How to Craft a Research Question

Every research project starts with a question. Your question will allow you to select, evaluate and interpret your sources systematically. The question you start with isn’t set in stone: you’re likely to revise or tweak it several times as you read more primary and secondary sources. Every discipline allows for certain kinds of questions to be asked. History is a pretty permissive discipline in this sense, but some kinds of questions can cause problems down the road or can only be answered by appealing to explanatory schemes that fall outside of the purview of academic history (e.g., psychology or physics).

A good question requires research (not just reflection or opinion) and is narrow enough to allow for an answer. The biggest problem a researcher could have is never figuring out a research question. Moving from a general topic to a research question makes it much easier to come up with a thesis – it will simply be the answer to your question. But without a question, it’s hard to imagine how one would come up with an argument.

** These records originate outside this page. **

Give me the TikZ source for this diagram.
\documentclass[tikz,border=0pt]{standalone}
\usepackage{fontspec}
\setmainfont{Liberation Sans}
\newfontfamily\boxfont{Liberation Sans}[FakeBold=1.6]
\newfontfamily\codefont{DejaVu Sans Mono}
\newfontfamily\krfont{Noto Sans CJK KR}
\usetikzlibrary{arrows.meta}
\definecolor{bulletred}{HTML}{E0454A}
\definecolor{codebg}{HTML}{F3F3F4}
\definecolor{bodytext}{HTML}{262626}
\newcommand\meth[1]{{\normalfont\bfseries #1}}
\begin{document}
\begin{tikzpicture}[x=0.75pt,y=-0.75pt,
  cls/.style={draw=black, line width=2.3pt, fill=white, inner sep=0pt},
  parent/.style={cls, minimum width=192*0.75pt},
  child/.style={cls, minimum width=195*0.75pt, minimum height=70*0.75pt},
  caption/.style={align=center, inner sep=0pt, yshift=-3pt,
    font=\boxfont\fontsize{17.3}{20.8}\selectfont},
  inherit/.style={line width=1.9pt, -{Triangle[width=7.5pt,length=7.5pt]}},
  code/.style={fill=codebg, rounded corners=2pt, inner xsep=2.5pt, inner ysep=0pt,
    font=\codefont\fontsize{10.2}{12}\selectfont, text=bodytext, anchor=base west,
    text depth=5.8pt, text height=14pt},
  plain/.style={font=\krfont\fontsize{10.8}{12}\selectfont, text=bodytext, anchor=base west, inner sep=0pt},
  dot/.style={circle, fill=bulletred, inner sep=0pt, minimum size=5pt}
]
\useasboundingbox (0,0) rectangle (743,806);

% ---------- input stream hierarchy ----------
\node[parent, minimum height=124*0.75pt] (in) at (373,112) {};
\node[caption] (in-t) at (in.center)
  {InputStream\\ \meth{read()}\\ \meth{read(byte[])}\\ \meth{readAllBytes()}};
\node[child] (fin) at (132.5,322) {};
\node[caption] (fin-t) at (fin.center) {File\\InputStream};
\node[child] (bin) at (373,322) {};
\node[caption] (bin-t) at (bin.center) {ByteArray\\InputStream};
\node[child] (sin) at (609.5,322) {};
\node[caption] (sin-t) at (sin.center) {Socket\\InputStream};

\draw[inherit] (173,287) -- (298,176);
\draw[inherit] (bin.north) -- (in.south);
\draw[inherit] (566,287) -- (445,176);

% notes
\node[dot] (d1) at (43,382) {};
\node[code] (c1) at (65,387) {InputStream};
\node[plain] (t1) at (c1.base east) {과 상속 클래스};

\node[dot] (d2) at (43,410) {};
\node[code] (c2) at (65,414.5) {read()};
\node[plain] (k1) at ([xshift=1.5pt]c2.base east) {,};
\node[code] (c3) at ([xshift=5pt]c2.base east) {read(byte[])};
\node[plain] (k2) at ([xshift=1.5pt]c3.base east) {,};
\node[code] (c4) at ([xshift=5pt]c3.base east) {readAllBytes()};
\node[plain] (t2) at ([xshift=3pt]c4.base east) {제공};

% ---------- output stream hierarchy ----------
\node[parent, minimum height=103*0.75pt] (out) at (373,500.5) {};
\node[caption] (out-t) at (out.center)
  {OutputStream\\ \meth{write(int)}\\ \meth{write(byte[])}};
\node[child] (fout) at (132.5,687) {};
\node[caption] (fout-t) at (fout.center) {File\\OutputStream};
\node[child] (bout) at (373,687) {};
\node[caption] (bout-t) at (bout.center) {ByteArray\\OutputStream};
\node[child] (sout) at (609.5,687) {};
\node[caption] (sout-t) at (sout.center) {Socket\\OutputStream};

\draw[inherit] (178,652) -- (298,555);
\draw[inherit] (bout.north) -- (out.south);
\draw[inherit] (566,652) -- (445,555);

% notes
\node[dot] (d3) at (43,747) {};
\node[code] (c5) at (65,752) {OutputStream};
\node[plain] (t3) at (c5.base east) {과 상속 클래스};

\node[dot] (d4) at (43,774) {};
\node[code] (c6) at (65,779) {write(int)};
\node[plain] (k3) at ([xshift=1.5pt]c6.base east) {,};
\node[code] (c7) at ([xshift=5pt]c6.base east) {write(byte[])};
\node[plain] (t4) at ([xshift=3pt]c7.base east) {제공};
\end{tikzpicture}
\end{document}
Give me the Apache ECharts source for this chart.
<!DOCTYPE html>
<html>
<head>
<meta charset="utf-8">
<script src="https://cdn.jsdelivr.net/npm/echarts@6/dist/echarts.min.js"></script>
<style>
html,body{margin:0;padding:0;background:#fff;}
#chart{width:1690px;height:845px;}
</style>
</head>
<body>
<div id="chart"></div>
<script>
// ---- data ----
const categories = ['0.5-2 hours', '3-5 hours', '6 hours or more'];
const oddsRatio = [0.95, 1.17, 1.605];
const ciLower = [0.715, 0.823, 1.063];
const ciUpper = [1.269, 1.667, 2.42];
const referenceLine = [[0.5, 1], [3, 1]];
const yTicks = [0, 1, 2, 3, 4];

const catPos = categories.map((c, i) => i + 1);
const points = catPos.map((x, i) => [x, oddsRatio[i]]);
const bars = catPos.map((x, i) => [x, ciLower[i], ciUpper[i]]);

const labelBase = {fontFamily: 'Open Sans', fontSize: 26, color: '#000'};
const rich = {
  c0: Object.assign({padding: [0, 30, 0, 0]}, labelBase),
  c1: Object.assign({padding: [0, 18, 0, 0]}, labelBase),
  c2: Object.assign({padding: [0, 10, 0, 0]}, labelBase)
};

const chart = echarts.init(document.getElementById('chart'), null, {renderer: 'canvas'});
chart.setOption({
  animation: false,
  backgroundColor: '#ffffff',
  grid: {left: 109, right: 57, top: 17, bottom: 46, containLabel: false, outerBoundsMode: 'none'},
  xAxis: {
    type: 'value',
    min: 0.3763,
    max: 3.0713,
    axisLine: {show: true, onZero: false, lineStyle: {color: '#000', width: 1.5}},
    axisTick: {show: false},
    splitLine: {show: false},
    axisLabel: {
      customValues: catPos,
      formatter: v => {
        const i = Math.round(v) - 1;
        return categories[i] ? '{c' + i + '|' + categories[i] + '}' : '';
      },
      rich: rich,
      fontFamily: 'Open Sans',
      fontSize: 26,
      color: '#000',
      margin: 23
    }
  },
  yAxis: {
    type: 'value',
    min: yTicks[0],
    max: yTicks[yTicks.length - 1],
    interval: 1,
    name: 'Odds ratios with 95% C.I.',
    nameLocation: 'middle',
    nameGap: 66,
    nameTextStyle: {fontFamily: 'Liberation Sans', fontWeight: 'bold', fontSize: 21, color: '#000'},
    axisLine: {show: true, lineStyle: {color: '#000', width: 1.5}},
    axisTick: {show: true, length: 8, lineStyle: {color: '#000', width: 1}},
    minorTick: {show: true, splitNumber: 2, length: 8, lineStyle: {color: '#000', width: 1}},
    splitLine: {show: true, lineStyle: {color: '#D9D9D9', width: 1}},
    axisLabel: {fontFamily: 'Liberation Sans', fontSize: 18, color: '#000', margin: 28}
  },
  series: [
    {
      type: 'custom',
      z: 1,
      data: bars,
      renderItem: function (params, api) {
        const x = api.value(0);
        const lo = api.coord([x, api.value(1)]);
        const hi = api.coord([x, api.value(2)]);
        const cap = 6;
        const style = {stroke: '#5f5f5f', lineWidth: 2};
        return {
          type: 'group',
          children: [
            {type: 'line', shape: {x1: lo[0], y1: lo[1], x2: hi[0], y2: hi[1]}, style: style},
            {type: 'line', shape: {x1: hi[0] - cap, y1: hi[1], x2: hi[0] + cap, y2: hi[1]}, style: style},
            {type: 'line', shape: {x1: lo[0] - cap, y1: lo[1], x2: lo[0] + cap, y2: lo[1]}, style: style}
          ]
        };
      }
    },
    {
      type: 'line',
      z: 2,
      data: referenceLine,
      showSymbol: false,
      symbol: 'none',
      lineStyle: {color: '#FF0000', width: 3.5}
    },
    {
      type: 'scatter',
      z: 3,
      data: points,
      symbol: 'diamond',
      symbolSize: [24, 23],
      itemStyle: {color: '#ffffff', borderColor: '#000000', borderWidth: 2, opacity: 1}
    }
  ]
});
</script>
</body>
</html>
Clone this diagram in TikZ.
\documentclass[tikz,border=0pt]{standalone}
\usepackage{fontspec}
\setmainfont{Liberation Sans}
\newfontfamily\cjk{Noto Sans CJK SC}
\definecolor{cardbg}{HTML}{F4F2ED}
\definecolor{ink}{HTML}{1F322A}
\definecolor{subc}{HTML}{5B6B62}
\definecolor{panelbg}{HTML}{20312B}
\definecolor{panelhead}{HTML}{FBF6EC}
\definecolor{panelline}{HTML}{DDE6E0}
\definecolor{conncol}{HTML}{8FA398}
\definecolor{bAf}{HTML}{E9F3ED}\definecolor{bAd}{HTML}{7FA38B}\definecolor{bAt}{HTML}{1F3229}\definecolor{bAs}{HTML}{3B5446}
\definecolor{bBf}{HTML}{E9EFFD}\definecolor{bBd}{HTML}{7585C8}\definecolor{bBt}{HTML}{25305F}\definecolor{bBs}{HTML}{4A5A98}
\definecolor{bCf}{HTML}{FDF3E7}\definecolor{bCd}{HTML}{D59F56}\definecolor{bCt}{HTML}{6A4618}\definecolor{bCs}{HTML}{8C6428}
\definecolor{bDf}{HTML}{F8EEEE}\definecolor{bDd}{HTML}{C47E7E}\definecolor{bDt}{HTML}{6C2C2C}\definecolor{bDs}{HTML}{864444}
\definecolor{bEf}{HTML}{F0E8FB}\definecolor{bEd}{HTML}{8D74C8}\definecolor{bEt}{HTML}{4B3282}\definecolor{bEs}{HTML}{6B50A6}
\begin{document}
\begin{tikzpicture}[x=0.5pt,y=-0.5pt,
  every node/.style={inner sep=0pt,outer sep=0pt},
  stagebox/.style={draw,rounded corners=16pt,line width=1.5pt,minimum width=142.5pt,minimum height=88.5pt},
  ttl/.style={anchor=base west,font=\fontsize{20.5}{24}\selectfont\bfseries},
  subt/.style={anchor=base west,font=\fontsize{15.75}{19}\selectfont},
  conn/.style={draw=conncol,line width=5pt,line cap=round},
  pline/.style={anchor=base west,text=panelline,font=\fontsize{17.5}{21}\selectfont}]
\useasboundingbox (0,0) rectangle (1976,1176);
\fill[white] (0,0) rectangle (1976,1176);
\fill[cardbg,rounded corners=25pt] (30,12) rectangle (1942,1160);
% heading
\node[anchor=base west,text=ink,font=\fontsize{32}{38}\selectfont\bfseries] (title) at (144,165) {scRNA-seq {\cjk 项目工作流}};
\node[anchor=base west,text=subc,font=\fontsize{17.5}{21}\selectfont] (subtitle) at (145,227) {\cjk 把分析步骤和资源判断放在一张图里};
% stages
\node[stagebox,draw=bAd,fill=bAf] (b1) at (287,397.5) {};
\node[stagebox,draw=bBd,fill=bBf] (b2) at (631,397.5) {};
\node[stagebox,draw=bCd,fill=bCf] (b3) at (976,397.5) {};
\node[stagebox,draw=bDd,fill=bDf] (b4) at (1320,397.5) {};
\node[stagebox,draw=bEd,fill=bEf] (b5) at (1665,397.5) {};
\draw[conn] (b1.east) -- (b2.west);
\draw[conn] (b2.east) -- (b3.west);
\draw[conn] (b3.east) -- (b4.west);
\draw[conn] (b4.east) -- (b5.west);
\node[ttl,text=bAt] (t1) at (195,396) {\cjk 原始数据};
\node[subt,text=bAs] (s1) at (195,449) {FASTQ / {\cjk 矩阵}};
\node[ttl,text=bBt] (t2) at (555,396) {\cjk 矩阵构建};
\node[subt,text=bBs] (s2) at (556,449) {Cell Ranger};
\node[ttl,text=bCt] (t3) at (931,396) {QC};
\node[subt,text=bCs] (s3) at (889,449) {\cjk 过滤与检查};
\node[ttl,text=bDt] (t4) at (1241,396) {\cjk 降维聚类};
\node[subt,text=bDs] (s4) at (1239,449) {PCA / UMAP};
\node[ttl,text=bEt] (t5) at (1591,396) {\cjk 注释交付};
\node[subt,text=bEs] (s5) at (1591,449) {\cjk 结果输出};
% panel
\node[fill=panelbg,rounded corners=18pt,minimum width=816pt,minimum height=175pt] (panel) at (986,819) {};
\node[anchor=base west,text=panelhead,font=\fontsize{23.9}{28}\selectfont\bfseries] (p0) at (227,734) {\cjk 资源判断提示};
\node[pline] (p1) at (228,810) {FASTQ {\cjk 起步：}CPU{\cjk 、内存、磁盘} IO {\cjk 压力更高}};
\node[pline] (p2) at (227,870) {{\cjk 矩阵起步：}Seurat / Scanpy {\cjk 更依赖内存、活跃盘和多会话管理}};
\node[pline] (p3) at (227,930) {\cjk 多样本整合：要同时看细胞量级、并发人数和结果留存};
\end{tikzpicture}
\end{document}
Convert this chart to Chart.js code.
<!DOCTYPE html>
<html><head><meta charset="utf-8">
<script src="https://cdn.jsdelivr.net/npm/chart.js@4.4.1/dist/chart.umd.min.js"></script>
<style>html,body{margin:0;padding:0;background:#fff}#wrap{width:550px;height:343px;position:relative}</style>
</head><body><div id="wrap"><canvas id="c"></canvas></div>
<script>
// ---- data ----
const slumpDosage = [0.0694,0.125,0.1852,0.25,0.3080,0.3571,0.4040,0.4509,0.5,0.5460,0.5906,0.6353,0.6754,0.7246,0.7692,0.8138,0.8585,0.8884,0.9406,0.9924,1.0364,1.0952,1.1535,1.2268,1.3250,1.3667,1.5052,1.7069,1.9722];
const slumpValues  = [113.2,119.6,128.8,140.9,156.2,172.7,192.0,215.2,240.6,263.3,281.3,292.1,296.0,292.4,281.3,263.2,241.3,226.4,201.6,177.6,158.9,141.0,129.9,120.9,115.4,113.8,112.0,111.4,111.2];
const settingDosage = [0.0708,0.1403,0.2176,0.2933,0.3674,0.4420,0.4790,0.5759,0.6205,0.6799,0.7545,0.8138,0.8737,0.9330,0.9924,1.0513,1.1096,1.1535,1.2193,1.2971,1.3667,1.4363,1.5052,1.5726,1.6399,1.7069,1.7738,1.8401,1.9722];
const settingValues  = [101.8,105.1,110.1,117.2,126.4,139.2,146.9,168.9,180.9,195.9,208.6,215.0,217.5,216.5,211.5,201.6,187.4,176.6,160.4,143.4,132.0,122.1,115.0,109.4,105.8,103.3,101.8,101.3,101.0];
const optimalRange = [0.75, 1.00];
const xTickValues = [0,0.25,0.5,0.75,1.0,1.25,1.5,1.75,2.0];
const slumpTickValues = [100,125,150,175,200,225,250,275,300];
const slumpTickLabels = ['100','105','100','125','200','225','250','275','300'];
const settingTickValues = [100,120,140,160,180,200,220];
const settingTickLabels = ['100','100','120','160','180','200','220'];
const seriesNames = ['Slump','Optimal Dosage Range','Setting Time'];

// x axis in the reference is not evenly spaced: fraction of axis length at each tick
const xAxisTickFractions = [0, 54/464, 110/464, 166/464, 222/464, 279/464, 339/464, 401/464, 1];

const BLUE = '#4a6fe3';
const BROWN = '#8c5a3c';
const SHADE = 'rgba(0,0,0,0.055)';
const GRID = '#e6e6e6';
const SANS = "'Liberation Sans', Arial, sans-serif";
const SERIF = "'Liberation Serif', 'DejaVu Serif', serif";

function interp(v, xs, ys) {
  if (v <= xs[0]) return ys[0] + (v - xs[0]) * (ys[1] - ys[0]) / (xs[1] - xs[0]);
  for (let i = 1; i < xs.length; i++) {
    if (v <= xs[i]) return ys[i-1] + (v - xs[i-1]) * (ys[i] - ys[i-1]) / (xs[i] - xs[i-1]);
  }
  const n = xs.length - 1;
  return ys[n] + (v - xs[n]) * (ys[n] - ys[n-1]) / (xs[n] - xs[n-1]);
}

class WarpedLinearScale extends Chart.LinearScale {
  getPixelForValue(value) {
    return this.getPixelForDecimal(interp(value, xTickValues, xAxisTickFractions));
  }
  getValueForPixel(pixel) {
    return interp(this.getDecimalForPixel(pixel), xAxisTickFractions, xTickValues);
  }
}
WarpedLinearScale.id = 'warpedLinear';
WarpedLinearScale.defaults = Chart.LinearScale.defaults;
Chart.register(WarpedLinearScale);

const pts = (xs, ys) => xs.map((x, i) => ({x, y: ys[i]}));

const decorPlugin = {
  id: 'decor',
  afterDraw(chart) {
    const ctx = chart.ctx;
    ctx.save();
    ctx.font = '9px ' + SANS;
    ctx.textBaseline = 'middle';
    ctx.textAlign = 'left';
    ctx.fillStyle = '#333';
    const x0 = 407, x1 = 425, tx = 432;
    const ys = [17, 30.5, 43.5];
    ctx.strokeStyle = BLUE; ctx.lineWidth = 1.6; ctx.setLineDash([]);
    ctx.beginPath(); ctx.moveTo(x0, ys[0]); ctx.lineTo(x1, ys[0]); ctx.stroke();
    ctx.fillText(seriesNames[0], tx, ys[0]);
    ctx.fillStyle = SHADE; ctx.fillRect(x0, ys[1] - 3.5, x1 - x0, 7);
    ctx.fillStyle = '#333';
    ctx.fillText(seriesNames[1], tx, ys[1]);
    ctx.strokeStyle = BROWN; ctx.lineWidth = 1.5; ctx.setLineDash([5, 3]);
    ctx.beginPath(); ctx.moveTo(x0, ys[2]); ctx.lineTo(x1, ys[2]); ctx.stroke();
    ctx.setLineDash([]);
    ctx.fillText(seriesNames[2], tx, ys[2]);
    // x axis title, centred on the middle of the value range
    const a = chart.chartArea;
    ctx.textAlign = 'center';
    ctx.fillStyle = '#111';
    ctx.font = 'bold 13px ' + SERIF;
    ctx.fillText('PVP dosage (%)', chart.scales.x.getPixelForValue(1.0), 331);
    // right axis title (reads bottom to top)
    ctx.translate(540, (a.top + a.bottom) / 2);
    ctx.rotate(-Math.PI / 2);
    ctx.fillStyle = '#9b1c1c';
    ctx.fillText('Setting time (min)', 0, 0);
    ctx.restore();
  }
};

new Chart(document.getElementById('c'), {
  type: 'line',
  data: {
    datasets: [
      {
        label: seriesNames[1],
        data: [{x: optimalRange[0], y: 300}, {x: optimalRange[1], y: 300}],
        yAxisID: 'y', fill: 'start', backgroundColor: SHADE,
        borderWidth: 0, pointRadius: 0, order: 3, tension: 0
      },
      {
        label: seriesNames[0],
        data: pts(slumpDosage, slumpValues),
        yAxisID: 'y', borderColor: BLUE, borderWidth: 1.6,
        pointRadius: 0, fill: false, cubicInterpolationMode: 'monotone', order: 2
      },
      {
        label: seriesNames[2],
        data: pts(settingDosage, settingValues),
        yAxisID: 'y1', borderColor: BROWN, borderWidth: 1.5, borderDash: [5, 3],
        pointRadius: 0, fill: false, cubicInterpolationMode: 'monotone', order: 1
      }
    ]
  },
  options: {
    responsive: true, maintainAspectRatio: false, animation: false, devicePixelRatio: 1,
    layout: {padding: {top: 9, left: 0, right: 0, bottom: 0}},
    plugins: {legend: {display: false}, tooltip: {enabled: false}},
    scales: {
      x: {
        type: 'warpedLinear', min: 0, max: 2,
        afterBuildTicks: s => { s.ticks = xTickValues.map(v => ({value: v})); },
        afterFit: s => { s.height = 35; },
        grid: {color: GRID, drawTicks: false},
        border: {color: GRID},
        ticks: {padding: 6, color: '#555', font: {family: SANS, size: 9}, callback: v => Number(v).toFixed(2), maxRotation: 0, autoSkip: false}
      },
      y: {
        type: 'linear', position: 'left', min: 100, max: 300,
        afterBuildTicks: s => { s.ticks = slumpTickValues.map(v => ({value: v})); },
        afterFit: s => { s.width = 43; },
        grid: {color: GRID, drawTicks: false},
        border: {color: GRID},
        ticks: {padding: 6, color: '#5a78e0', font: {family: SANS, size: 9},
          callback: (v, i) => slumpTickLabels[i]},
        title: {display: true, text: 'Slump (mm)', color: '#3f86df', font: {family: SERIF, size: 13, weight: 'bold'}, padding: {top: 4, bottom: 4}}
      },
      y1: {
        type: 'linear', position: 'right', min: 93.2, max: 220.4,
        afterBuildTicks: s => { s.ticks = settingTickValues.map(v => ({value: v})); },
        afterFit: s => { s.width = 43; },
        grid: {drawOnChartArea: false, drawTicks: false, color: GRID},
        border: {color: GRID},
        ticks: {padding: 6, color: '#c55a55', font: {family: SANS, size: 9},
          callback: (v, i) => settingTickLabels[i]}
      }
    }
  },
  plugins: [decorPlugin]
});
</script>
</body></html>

Is this a good research question? A Self-Test

  1. Does my question allow for several possible answers?
  2. Is the question clear and precise? Do I use vocabulary that is vague or needs definition?
  3. Is it testable? Do I know what kind of evidence would allow an answer?
  4. Can I break big “why” questions into empirically answerable pieces?
  5. Have I made the premises explicit?
  6. Is it of a scale suitable to the length of the assignment?
  7. Can I explain why the answer matters?

Here are some kinds of questions to avoid:

  1. The Deceptively Simple Question, or a question that demands a simple answer to a complex question. Ex: When did women achieve equality?
  2. The Fictional Question or The Counterfactual Question. Ex: If Hitler had been accepted to art school, would World War II have happened?
  3. The Stacked Question, or, The Embedded Assumption. Ex: Why did the Carter presidency fail?
  4. The Semantic Question, or a question that hinges on the definition of terms. Ex: Are all radical revolutions violent?
  5. The Impossible-to-Answer Question. Ex: Was World War I inevitable?
  6. The Opinion or Ethical Question. Ex: Was Truman wrong to authorize the use of the atomic bomb?
  7. The Anachronistic Question. Ex: How good was ancient Athens’ record on civil rights?
  8. The Yes/No Question. Ex: Did Akhenaten force monotheism as the official religion in Egypt during his reign?